Qu’on le veuille ou non, l’issue du scrutin présidentiel américain pèsera lourd sur la marche du monde. La réelection de Trump est encore possible, y compris au terme d’une bataille judiciaire à laquelle il s’est préparé en précipitant la nomination de la juge conservatrice Amy Coney Barrett à la Cour Suprême qui sera saisie en dernier ressort en cas de contestation des résultats. Espérons que le résultat sera clair et net en faveur de Joe Biden.
Les sondages sont convergents depuis plusieurs mois : Joe Biden réunira davantage de voix que Donald Trump le trois novembre prochain. Mais il n’est pas certain que cela suffise à le faire gagner.
Il y a quatre ans déjà, Hilary Clinton avait réuni plus de voix que Donald Trump, avec 2,1 % d’avance (48,2 % contre 46,1 %), mais cette avance s’était concentrée dans les États les plus peuplés comme la Californie et l’État de New York dont les délégués lui étaient déjà acquis. Par contre les petits États ont été très nombreux à voter Trump, plusieurs États-clefs ont basculé au dernier moment dans le camp conservateur, ce qui a assuré une avance de 77 délégués sur 531 à Donald Trump alors élu à la surprise générale Président des États Unis d’Amérique.
Ce scénario n’est pas exceptionnel. Déjà, il y a vingt ans, il avait bénéficié à George Bush contre Al Gore, et à quatre reprises ce sont les Républicains, majoritaires dans le vote des Blancs vivant dans l’Amérique rurale, qui en ont bénéficié.
On se souvient encore de la conséquence de l’élection de justesse de George Bush Junior en novembre 2000 : en lançant la guerre en Irak pour renverser Saddam Hussein, il a largement contribué à la déstabilisation du Moyen Orient jusqu’à la création de l’État Islamique, événement mondial dont les conséquences se ressentent encore aujourd’hui avec l’assassinat barbare d’un enseignant en région parisienne. Qu’en aurait-il été si Al Gore l’avait emporté ? Impossible de remonter le temps, mais il est probable qu’il en aurait été différemment.
Que ce soit en Palestine où son soutien à Israël a dépassé tout ce qu’avait fait ses prédécesseurs, en Europe où il a donné la main aux partisans du Brexit, en extrême Orient dans le conflit coréen ou vis-à-vis de la Chine, au Moyen Orient où il a torpillé à lui tout seul l’accord sur le nucléaire iranien, sans compter la décision qui deviendra effective à sa réélection de la sortie des USA des accords de Paris sur le climat, la personnalité de celui qui est à la tête de la puissance politique économique et militaire des USA est partout en mesure de changer la donne.

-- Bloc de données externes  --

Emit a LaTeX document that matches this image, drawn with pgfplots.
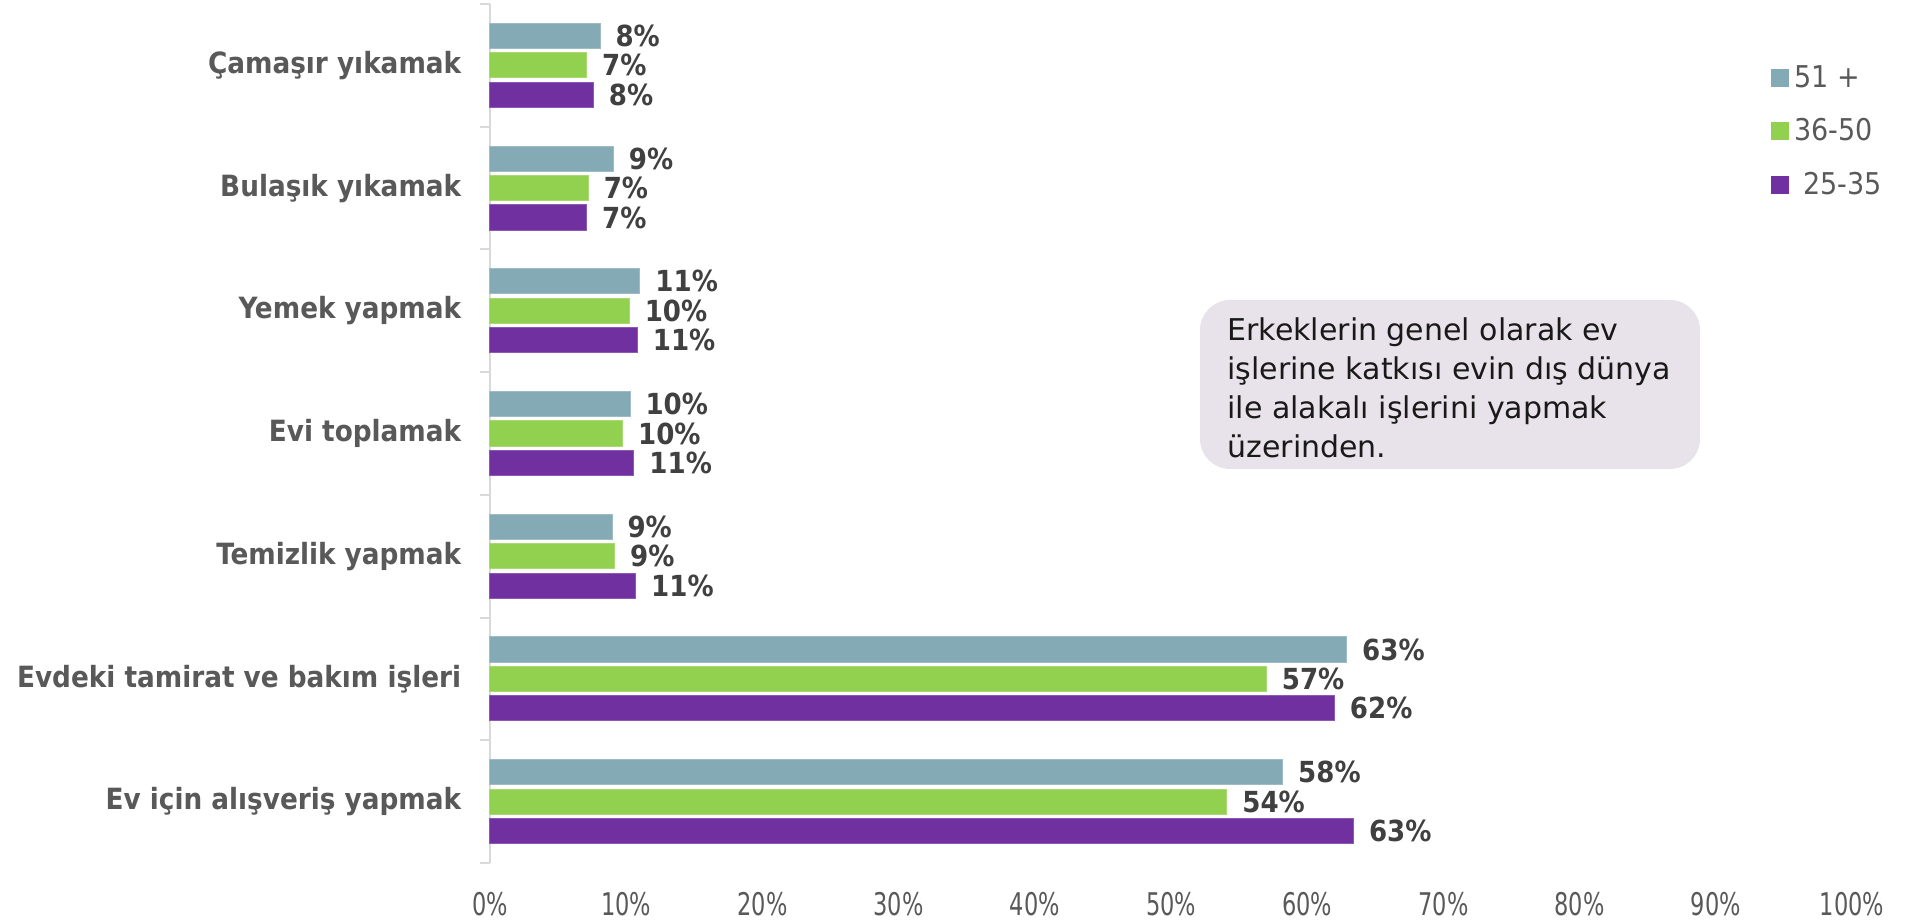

Le nom du futur Président des États-Unis n’est indifférent pour aucun citoyen au monde.
Le profil très particulier de Donald Trump, largement imprévisible, ajoute aux enjeux de cette élection du trois novembre 2020, dans un contexte sanitaire qui, aux États Unis comme en Europe, redouble d’intensité.
Logiquement, ce trois novembre, Donald Trump devrait être battu, et Joe Biden élu.
Trump a accumulé les revers politiques depuis plusieurs mois, et se coalisent contre lui de puissants groupes d’opposition, mobilisés contre la situation faites aux minorités de couleur, ou contre son refus obstiné d’adhérer à la lutte contre le réchauffement climatique. Sa gestion de la pandémie du Covid-19 a été dans le déni complet de la maladie, jusqu’à être rattrapé lui-même, en pleine campagne électorale, par la contagion du virus. Les 225.000 morts américains de la maladie sont autant de reproches qui lui sont adressés pour avoir ignoré la souffrance des citoyens au profit d’intérêts économiques de court terme.
Son bilan peu reluisant devrait donc emporter Donald Trump et fermer la parenthèse chaotique que son élection en 2016 a ouverte. Mais son bagout est redoutable, son adversaire assez faible, les Américains de plus en plus repliés sur eux-mêmes, et le débat électoral confus dans un climat plombé par la crise sanitaire et ses conséquences économiques. Rien ne peut être exclu.
À une semaine du scrutin, les jeux sont faits et la roue tourne.